- SUPPLIED INFORMATION:
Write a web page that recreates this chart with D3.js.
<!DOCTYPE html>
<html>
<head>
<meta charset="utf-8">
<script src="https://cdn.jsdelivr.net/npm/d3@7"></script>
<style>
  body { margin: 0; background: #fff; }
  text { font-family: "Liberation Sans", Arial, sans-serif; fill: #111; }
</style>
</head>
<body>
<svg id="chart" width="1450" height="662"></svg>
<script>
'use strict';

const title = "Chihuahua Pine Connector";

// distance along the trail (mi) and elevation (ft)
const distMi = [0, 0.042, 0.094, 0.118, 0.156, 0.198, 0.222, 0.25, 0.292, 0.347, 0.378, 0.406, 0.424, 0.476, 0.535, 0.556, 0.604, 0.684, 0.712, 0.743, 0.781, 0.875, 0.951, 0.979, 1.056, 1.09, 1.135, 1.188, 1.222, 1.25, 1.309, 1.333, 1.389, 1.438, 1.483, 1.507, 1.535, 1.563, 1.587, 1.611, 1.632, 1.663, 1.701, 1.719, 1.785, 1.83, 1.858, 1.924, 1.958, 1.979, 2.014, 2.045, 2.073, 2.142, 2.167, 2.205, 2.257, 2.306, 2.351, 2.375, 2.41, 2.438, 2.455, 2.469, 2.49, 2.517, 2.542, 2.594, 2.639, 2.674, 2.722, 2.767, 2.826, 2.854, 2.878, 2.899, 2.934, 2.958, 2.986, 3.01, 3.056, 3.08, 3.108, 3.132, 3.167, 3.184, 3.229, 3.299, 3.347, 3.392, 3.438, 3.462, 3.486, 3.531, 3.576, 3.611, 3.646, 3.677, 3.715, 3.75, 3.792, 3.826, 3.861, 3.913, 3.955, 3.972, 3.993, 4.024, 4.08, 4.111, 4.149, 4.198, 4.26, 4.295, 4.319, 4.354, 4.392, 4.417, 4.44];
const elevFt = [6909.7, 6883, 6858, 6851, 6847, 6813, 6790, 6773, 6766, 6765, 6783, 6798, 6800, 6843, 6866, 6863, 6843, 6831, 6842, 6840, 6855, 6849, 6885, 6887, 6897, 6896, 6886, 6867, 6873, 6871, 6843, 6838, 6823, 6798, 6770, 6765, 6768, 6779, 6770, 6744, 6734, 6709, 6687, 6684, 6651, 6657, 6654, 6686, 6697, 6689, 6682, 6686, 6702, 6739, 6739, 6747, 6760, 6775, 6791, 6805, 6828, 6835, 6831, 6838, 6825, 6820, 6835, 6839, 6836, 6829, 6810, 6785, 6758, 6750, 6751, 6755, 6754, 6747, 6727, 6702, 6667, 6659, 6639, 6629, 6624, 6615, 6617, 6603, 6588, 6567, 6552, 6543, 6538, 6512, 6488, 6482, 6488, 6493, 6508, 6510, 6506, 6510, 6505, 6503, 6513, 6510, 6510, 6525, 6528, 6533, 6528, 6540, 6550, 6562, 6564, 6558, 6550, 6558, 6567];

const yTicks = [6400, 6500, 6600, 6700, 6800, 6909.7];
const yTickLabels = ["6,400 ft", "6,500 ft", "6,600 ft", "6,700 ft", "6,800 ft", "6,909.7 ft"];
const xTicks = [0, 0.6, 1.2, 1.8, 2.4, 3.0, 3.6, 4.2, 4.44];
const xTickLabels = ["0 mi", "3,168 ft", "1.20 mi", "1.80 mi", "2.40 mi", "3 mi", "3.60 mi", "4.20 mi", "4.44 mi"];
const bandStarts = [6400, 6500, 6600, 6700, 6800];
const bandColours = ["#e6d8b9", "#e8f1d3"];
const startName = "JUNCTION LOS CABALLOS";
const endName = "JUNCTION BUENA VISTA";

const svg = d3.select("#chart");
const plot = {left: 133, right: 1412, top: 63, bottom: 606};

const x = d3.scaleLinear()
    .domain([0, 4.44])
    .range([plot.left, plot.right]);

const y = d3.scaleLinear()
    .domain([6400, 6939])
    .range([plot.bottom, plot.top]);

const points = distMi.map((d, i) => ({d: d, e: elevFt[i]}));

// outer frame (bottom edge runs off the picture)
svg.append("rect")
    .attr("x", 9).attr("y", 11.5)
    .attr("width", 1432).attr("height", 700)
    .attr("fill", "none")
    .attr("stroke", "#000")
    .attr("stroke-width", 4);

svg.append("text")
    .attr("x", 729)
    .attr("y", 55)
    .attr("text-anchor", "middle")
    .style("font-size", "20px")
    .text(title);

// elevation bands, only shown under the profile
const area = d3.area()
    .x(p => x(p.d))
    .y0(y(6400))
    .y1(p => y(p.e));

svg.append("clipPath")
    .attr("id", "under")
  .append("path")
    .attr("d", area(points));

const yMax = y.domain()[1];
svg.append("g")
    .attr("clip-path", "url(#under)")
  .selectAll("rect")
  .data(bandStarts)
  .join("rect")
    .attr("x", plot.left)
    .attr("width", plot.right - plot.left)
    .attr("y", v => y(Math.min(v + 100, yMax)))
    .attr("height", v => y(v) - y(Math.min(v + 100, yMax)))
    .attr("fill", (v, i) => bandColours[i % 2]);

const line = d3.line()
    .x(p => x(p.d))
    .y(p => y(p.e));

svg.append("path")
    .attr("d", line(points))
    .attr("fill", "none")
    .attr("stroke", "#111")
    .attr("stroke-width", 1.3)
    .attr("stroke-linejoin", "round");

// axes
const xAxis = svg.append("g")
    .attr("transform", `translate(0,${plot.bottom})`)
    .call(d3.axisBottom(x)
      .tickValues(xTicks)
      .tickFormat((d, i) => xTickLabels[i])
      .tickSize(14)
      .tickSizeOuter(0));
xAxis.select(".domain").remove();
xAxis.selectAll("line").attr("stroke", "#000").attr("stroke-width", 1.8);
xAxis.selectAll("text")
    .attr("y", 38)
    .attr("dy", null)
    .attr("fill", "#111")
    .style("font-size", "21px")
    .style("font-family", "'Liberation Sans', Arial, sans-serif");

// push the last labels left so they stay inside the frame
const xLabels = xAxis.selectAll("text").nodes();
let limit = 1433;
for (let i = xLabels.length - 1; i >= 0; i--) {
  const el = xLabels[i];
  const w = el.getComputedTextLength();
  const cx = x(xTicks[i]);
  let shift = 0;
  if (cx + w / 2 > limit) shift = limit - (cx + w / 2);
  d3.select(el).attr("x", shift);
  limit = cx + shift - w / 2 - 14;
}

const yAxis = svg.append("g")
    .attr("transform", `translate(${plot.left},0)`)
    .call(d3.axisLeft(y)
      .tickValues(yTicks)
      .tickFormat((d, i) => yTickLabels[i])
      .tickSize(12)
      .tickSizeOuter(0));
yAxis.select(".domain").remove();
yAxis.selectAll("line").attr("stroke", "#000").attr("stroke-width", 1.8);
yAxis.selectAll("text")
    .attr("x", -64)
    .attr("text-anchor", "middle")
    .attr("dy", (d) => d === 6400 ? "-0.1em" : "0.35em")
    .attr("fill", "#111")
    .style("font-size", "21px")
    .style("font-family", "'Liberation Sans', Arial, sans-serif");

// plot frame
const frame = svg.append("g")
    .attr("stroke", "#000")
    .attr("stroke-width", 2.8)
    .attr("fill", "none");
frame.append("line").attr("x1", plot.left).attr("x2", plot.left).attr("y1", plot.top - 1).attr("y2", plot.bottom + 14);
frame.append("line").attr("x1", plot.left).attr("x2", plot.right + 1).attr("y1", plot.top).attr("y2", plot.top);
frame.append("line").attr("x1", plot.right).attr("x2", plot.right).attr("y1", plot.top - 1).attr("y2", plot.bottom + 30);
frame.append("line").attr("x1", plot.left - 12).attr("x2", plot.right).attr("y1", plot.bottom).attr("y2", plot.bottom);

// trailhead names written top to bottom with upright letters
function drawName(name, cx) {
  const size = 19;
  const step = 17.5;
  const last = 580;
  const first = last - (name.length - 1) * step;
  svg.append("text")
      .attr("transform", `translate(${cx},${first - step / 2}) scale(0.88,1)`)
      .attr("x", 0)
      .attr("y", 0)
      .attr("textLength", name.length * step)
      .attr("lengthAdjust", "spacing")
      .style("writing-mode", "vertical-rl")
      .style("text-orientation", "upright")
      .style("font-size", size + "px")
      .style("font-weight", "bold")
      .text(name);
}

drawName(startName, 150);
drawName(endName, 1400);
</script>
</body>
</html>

- REQUIRED WORK:
Search the data above for the word "with", then gather each line in which it appears.

- EXERCISE ANSWER:
Write a web page that recreates this chart with D3.js.
// trailhead names written top to bottom with upright letters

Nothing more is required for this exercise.